Politics in the clinics

/ 05:04 AM December 20, 2021

As the 2022 elections draw near, tensions continue to rise among friends, families, and communities because of differing political leanings. It’s clear that the stakes are high for all parties involved, and that for many, the elections represent not just a battle among political parties but among opposing moral forces. In the middle of this nationwide debate, a smaller one has arisen thanks to some social media posts on the topic: in the pandemic, health care workers find themselves needing to advocate for the needs of their patients and their fellow workers. This advocacy naturally turns into political leanings and campaigning for candidates. Should doctors, in particular, be allowed to campaign for their candidates? Are they allowed to do so in their clinics, as some have supposedly done? It’s a topic that has caused some friction in the community and some understandable concern for those on the other side of the consultation table.

This is not meant as a rebuttal or an opposition to the originator posts of the topic, but as an offshoot of the heated discussion that followed. I would like too to be able to clarify some concepts that those in the profession might take for granted but which might be opaque to those outside of it. In writing this, I also hope to provide some assurance to patients who might be concerned that their doctors might be bad doctors solely because the latter show their political colors.


What should go unquestioned — what, in fact, has long been part of medical education — is that health and medicine are always political, and physicians have always been free to engage in political life. In the wake of the “should doctors discuss politics with patients” debate, I have seen many laypeople saying that the profession of medicine should be a nonpartisan one, apolitical. This is simply false. Physicians have always been free and allowed by their profession to engage in political life; some ethicists go even further to say that they are obliged to participate in it.

As medical blogger Hayward Zwerling wrote in 2020, it is recognized now that the social determinants of health may be the most important driver of a patient’s health outcomes, and that these determinants are the result of political decisions; this is the reason that physicians may increasingly feel the need to educate their patients on the health repercussions of their political decisions. I have written, with some agitation and repetition, on why health is political, and why the profession is obliged to seek to serve the underserved (“Case studies,” 3/23/20; “Not the time for neutrality,” 11/29/21). This is not a new concept. Rudolf Virchow, scientist and proponent of social medicine born 1821, wrote memorably that “The physicians are the natural attorneys of the poor, and the social problems should largely be solved by them.” In short: in expressing political leanings, physicians are not trespassing on some ethical code of the profession. I hope that laypeople may understand that doctors have as much freedom to engage politically as the next person, and that the full exercise of their position may even call for it.

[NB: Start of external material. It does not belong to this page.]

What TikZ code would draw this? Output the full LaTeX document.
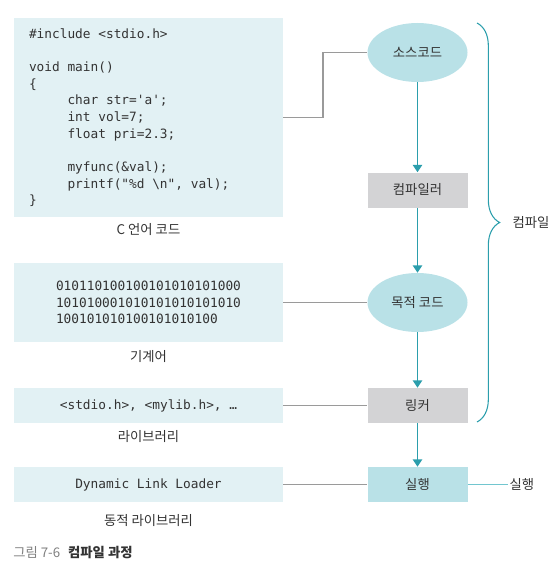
\documentclass[tikz,border=0pt]{standalone}
\usepackage{fontspec}
\setmainfont{Noto Sans CJK KR}
\newfontfamily\codefont{DejaVu Sans Mono}
\usetikzlibrary{shapes.geometric}
\usetikzlibrary{arrows.meta}
\usetikzlibrary{decorations.pathreplacing}
\definecolor{codebg}{HTML}{E2F1F4}
\definecolor{ovalbg}{HTML}{B9E1E7}
\definecolor{stepgray}{HTML}{D3D3D5}
\definecolor{flowteal}{HTML}{2B9EAC}
\definecolor{outteal}{HTML}{72C6CF}
\definecolor{wiregray}{HTML}{9A9A9A}
\definecolor{textgray}{HTML}{333333}
\newcommand{\tabin}{\phantom{xxxxx}}
\newcommand{\blank}{\phantom{x}}
\tikzset{
    codearea/.style = {
        fill=codebg,
        inner ysep=0pt,
        minimum width=201.75pt,
        text=textgray,
        font={\codefont\fontsize{9.6pt}{12.5pt}\selectfont},
    },
    stagebox/.style = {
        rectangle,
        fill=stepgray,
        inner sep=0pt,
        minimum width=75pt,
        minimum height=26.25pt,
        text=textgray,
        font={\fontsize{10pt}{12pt}\selectfont},
    },
    stageoval/.style = {
        ellipse,
        fill=ovalbg,
        inner sep=0pt,
        minimum width=75pt,
        minimum height=44.25pt,
        text=textgray,
        font={\fontsize{10pt}{12pt}\selectfont},
    },
    wire/.style = {
        wiregray,
        line width=1pt,
    },
    flow/.style = {
        flowteal,
        line width=1pt,
        -{Triangle[width=7pt,length=5.5pt]},
    },
    note/.style = {
        inner sep=1pt,
        text=textgray,
        font={\fontsize{10pt}{12pt}\selectfont},
    }
}

\begin{document}
\begin{tikzpicture}[x=0.75pt,y=-0.75pt]
  \useasboundingbox (0,0) rectangle (558,567);

  % left column: what each stage works on
  \node[codearea, align=left, text width=179.25pt, inner xsep=11.25pt, minimum height=149.25pt] (code) at (148.5,117.5) {%
    \#include\blank<stdio.h>\\ \mbox{}\\
    void\blank main()\\
    \{\\
    \tabin char\blank str=\textquotesingle a\textquotesingle;\\
    \tabin int\blank vol=7;\\
    \tabin float\blank pri=2.3;\\ \mbox{}\\
    \tabin myfunc(\&val);\\
    \tabin printf("\%d\blank\textbackslash n",\blank val);\\
    \}};
  \node[codearea, align=left, text width=138.75pt, inner xsep=31.5pt, minimum height=59.25pt] (mcode) at (148.5,302.5) {%
    010110100100101010101000\\
    101010001010101010101010\\
    100101010100101010100\\[9pt]};
  \node[codearea, minimum height=26.25pt] (libs) at (148.5,405.5) {<stdio.h>,\blank<mylib.h>,\blank…};
  \node[codearea, minimum height=26.25pt] (dll) at (148.5,484.5) {Dynamic\blank Link\blank Loader};

  \node[note] (codenote) at (148.5,230) {C 언어 코드};
  \node[note] (mcodenote) at (148.5,357) {기계어};
  \node[note] (libsnote) at (148.5,437) {라이브러리};
  \node[note] (dllnote) at (148.5,521) {동적 라이브러리};

  % right column: the stages
  \node[stageoval] (src) at (417.5,52.5) {소스코드};
  \node[stagebox] (comp) at (417.5,190) {컴파일러};
  \node[stageoval] (obj) at (417.5,302.5) {목적 코드};
  \node[stagebox] (link) at (417.5,405.5) {링커};
  \node[stagebox, fill=ovalbg] (run) at (417.5,484.5) {실행};

  \coordinate (bend) at (323,52.5);
  \draw[wire] (code.east) -| (bend) -- (src.west);
  \draw[wire] (mcode.east) -- (obj.west);
  \draw[wire] (libs.east) -- (link.west);
  \draw[wire] (dll.east) -- (run.west);

  \draw[flow] (src) -- (comp);
  \draw[flow] (comp) -- (obj);
  \draw[flow] (obj) -- (link);
  \draw[flow] (link) -- (run);

  \node[note, anchor=west] (runnote) at (508,484.5) {실행};
  \draw[outteal, line width=1pt] (run.east) -- (runnote.west);

  % brace over the compile steps
  \coordinate (bracetop) at (477,23);
  \coordinate (bracebot) at (477,422);
  \draw[flowteal, line width=0.8pt, decorate, decoration={brace, amplitude=17pt}] (bracetop) -- (bracebot);
  \node[note, anchor=west] (bracenote) at (511,222.5) {컴파일};

  \node[anchor=west, inner sep=0pt, font={\fontsize{10pt}{12pt}\selectfont}] (caption) at (13,553) {\textcolor{gray}{그림 7-6}\hspace{0.6em}{\bfseries\textcolor{textgray}{컴파일 과정}}};

\end{tikzpicture}
\end{document}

What should also go unquestioned is that no medical professional should allow their political biases to negatively affect the delivery of their service. Perhaps this is what some mean when they say that the profession should be “nonpartisan.” By the code of ethics of the Philippine Medical Association we are “free to choose patients” in non-emergencies, but in all but the most extreme situations, it is unseemly, unethical, and unprofessional to interrupt the delivery of care solely because of the discovery of different political leanings. I am thankful to say that I have not yet encountered a colleague who has done so. One remembers the “Grey’s Anatomy” episode where a physician character overcomes her dislike and renders care to a patient who has a swastika tattoo. Such instances of overlooking personal biases are part of the day to day.

With these two clarifications out of the way, the pertinent point for physicians seems to be whether they can or should initiate political conversations in the clinics with their patients. If they are asked about their political leanings, doubtless they are free to answer. But in the course of their patient consults, can they and should they bring up the 2022 elections?

Whether other professionals can or should campaign for their candidates in the exercise of their professions is beyond my scope here. The relationship between health professional and patient is so specific that it may not be extrapolated to other client-provider relationships. The patients who come to our clinics inevitably stand in a position of vulnerability, of which the physician should always be conscious.